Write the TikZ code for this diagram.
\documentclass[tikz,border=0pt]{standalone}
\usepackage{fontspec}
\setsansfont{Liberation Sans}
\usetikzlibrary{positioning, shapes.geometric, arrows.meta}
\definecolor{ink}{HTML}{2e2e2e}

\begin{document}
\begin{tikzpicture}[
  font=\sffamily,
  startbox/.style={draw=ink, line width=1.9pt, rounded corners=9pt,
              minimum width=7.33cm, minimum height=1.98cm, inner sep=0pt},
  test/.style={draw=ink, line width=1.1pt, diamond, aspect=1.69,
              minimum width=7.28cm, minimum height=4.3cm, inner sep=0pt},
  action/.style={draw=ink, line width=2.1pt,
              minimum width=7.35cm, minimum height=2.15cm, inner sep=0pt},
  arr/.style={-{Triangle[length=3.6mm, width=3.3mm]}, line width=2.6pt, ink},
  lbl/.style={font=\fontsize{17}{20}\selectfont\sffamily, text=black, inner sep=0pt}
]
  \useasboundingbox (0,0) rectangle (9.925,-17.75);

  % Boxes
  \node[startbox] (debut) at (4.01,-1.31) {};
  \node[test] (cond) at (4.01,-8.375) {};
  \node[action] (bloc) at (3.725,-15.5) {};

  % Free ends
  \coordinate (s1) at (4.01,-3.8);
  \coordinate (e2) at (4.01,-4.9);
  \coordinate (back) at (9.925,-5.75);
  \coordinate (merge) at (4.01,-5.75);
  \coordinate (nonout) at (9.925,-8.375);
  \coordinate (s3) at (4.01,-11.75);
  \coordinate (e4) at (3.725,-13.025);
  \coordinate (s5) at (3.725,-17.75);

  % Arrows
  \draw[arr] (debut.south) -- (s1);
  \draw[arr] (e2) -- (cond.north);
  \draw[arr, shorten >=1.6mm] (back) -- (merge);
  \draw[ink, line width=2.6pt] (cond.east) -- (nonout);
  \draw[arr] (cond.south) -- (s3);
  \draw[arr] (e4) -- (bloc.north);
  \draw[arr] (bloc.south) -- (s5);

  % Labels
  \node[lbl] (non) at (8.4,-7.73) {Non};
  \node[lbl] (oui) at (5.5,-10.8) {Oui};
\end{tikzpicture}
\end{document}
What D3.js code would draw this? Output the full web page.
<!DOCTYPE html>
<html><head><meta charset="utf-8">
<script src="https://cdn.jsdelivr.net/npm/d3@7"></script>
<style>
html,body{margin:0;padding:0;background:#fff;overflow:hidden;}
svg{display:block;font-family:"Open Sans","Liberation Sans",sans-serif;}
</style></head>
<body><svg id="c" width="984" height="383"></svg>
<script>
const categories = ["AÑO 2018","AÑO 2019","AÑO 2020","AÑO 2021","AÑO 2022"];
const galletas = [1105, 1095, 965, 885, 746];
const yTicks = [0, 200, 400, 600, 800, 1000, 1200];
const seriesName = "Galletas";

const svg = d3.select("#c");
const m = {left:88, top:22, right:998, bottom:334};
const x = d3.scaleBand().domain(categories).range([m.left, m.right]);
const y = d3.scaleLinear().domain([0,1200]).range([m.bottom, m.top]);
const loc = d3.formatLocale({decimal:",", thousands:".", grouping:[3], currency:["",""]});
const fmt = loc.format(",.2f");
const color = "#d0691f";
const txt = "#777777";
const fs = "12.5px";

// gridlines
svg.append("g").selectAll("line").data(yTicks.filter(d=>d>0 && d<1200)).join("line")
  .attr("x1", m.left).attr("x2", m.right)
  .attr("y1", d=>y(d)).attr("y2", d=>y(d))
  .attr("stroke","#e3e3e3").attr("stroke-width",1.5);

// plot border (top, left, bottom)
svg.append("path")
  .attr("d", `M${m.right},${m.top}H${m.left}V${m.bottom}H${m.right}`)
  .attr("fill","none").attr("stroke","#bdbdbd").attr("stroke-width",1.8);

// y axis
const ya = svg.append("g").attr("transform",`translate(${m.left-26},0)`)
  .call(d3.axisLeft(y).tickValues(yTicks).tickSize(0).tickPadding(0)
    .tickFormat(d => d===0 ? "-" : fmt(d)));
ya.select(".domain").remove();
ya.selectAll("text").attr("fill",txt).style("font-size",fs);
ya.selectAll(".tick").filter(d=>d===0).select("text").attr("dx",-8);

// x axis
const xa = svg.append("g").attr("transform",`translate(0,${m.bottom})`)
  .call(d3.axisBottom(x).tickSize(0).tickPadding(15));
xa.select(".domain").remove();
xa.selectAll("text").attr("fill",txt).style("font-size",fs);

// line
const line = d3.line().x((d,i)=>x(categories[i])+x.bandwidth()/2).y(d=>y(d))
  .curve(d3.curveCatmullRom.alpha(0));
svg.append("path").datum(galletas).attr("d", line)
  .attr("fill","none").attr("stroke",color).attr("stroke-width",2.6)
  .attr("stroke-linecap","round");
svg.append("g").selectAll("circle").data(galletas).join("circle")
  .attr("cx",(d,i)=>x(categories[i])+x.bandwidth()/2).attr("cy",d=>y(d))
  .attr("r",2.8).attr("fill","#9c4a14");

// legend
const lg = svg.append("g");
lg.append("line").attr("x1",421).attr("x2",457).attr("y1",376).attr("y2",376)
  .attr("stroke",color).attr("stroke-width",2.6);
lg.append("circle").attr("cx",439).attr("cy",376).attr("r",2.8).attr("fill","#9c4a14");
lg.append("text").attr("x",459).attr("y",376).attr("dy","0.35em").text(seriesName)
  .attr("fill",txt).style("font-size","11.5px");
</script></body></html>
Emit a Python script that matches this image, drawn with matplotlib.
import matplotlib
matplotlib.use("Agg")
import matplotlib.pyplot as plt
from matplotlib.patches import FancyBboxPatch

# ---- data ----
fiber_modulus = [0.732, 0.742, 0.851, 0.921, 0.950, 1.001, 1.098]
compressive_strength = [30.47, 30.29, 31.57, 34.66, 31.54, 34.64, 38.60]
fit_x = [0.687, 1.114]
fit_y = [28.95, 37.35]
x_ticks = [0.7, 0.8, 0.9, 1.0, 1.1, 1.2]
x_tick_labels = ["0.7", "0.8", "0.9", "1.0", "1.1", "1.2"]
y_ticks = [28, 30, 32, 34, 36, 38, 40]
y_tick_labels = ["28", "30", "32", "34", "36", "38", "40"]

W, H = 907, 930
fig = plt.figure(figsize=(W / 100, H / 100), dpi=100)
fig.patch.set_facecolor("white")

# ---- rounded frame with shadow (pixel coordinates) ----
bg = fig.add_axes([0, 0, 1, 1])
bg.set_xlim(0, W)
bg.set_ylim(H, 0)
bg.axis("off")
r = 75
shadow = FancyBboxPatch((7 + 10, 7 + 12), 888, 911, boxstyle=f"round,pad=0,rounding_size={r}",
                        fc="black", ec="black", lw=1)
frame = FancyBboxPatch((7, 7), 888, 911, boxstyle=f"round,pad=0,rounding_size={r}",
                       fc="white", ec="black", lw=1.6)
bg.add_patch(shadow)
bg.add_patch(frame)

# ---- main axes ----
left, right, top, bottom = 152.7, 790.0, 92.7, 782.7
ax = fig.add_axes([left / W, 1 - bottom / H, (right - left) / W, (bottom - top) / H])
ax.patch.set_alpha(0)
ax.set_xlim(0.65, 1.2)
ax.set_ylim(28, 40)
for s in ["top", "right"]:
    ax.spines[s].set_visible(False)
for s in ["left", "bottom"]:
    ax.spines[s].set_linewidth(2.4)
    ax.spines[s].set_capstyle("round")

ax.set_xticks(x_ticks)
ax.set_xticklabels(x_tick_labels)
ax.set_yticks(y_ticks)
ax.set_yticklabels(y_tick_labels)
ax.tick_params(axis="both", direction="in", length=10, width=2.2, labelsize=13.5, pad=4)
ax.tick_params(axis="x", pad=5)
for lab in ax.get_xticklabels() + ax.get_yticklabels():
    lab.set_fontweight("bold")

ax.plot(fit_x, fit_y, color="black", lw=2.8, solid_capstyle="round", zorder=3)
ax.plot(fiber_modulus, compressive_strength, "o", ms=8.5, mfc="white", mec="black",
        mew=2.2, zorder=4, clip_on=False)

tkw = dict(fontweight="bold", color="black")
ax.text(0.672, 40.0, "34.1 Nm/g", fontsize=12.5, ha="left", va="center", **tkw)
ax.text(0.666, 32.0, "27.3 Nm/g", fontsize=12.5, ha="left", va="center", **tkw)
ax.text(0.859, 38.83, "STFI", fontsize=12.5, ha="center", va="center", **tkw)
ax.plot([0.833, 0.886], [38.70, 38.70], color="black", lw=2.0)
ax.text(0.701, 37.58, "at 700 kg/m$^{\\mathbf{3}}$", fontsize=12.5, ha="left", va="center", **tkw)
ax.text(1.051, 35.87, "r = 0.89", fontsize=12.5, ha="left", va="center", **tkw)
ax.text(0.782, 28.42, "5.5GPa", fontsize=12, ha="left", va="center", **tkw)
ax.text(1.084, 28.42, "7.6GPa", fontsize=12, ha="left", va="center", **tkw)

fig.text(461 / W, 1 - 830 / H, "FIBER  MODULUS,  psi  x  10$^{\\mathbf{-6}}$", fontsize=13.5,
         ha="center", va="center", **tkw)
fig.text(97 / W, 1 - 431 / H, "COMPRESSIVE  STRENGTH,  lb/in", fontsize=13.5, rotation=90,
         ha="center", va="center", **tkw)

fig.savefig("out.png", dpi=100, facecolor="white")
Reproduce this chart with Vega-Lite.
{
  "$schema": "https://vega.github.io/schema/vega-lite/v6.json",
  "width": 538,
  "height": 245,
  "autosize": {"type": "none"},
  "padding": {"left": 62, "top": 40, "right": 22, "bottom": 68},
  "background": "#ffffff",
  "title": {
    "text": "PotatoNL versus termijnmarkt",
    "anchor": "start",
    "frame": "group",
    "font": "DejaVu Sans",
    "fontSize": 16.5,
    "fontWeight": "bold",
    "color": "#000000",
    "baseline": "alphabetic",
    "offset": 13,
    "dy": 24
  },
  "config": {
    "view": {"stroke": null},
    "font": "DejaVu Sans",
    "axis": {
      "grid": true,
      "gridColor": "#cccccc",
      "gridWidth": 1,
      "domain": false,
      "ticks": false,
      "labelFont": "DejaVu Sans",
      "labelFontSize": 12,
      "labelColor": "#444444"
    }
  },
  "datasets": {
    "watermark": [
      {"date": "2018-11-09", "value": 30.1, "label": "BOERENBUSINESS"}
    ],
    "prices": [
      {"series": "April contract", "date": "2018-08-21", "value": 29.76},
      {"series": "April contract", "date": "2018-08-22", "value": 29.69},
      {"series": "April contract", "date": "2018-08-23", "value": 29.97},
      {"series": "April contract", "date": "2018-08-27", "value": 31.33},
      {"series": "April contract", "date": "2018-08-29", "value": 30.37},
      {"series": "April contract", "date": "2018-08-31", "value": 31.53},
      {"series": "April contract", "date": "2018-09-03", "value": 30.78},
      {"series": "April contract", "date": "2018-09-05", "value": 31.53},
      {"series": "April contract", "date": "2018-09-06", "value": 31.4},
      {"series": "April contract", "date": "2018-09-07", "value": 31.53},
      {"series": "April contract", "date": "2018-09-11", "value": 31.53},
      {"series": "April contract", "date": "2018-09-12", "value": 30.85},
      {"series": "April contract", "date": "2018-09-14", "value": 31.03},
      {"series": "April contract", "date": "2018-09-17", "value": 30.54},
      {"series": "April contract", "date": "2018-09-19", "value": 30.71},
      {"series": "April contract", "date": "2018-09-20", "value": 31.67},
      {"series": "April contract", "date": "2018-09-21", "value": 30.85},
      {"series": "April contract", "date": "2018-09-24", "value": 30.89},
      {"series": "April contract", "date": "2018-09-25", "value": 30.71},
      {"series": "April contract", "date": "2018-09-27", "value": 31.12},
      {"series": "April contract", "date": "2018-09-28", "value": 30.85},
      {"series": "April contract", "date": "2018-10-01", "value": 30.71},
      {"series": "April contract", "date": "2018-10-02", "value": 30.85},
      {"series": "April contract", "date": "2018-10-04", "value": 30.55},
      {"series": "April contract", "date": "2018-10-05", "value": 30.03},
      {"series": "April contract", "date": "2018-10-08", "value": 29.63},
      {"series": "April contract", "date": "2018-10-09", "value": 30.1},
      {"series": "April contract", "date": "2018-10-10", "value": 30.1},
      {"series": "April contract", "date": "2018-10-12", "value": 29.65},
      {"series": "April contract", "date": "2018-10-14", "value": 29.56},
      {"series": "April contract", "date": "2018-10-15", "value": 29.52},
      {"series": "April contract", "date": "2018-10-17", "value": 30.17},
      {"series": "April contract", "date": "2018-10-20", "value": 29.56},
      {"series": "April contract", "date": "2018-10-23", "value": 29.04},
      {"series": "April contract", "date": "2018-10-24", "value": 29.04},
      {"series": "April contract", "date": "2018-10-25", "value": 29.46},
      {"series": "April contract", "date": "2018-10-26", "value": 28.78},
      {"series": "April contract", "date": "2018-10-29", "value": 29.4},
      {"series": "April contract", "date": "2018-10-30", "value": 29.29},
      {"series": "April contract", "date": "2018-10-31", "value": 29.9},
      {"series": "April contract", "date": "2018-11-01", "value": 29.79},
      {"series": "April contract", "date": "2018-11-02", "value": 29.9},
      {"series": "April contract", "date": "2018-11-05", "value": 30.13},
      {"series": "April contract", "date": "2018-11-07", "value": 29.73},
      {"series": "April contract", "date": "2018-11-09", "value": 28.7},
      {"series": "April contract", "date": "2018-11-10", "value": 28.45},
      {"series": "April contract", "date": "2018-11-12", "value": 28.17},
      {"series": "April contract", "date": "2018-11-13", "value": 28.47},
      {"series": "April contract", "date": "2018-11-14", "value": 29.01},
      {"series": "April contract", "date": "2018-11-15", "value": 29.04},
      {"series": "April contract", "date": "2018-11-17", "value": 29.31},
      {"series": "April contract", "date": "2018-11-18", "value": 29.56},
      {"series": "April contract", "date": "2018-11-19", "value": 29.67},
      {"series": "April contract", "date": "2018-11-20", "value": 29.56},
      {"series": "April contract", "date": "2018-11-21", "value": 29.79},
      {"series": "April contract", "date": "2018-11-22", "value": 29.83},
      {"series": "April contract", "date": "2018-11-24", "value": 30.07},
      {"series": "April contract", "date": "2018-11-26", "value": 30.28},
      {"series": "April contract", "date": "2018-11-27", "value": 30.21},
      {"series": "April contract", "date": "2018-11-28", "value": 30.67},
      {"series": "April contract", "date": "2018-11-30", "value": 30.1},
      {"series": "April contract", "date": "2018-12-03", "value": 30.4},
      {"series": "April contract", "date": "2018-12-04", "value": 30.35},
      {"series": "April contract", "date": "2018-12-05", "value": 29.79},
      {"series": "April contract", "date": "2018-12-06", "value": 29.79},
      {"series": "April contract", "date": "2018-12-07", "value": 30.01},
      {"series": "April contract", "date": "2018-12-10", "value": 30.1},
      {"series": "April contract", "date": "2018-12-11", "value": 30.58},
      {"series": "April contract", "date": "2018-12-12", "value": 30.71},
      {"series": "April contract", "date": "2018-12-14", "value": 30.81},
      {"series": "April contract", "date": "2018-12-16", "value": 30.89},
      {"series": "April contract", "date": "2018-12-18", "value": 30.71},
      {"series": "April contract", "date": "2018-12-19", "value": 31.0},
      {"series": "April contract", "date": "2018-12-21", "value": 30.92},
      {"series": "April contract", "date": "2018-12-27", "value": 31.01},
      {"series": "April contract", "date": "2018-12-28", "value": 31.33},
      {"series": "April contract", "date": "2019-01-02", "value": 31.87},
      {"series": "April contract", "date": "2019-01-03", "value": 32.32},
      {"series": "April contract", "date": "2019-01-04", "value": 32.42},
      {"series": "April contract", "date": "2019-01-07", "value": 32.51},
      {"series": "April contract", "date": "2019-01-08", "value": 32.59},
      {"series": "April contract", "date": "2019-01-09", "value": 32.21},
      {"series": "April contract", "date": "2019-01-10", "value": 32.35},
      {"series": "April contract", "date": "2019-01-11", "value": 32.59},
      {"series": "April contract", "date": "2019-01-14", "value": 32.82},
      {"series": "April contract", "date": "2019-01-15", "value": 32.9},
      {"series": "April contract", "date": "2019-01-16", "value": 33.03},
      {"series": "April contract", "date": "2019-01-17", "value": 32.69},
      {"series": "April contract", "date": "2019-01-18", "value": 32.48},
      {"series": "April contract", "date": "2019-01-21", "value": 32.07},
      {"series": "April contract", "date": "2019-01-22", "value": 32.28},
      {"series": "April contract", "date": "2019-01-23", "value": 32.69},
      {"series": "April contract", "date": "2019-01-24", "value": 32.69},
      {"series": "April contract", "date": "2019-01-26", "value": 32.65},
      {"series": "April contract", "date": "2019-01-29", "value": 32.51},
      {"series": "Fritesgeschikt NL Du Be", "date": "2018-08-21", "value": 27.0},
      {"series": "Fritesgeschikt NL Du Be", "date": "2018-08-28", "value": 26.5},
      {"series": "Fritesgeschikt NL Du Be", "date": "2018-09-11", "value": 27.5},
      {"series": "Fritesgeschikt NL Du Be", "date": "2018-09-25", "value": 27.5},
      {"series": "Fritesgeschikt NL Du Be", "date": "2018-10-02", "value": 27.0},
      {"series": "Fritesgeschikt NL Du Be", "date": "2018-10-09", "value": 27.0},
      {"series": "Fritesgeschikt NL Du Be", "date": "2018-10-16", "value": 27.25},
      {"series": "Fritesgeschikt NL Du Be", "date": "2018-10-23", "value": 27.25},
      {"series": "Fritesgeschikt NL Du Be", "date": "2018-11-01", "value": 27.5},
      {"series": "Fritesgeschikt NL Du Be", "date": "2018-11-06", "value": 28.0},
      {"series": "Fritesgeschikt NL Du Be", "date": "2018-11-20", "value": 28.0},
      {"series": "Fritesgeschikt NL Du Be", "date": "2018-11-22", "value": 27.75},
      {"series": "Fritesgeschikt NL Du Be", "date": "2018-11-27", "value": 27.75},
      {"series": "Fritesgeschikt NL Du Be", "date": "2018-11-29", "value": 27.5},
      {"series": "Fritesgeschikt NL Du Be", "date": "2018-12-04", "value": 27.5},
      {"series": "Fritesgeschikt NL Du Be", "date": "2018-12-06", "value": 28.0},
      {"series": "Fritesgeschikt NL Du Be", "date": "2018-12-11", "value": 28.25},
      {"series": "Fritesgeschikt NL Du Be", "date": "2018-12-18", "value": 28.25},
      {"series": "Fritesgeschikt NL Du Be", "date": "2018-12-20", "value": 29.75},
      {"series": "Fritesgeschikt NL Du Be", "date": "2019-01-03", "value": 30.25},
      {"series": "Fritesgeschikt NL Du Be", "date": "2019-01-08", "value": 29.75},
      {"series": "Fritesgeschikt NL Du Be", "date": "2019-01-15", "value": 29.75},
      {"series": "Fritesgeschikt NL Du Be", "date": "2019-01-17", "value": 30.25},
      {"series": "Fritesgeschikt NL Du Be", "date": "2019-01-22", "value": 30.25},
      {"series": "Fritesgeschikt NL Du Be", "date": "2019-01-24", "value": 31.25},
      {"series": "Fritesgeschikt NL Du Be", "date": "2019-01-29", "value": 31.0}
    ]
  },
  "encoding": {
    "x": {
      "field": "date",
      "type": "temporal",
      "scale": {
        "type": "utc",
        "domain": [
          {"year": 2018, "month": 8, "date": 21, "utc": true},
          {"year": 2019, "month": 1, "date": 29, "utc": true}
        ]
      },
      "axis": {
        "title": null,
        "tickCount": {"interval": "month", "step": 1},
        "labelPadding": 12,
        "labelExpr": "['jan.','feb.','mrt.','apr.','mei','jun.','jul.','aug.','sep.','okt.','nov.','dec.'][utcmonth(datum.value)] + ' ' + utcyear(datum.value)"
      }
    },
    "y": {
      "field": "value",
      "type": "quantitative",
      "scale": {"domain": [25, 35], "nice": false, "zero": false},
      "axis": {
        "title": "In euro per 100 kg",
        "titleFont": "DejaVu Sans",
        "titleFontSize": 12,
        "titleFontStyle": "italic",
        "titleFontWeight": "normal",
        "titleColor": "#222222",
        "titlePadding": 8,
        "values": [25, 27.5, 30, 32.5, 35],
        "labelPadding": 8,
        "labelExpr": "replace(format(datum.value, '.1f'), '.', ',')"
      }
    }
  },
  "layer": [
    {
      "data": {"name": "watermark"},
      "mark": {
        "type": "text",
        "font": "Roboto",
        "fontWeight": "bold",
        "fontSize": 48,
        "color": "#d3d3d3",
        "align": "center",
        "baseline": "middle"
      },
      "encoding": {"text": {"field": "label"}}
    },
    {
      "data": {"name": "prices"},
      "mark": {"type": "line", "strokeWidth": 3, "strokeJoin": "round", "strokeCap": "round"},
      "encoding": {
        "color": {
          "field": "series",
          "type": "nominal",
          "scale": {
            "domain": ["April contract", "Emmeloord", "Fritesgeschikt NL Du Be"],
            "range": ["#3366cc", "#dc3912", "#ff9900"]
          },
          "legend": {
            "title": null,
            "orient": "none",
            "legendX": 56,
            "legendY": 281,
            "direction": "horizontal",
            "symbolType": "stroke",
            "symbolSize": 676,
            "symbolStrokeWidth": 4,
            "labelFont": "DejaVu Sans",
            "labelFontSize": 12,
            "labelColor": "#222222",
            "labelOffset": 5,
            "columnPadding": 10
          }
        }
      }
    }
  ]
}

####

Description of the task – Copy, from the material, each line that holds the string "code".

Output –
Write the TikZ code for this diagram.
What D3.js code would draw this? Output the full web page.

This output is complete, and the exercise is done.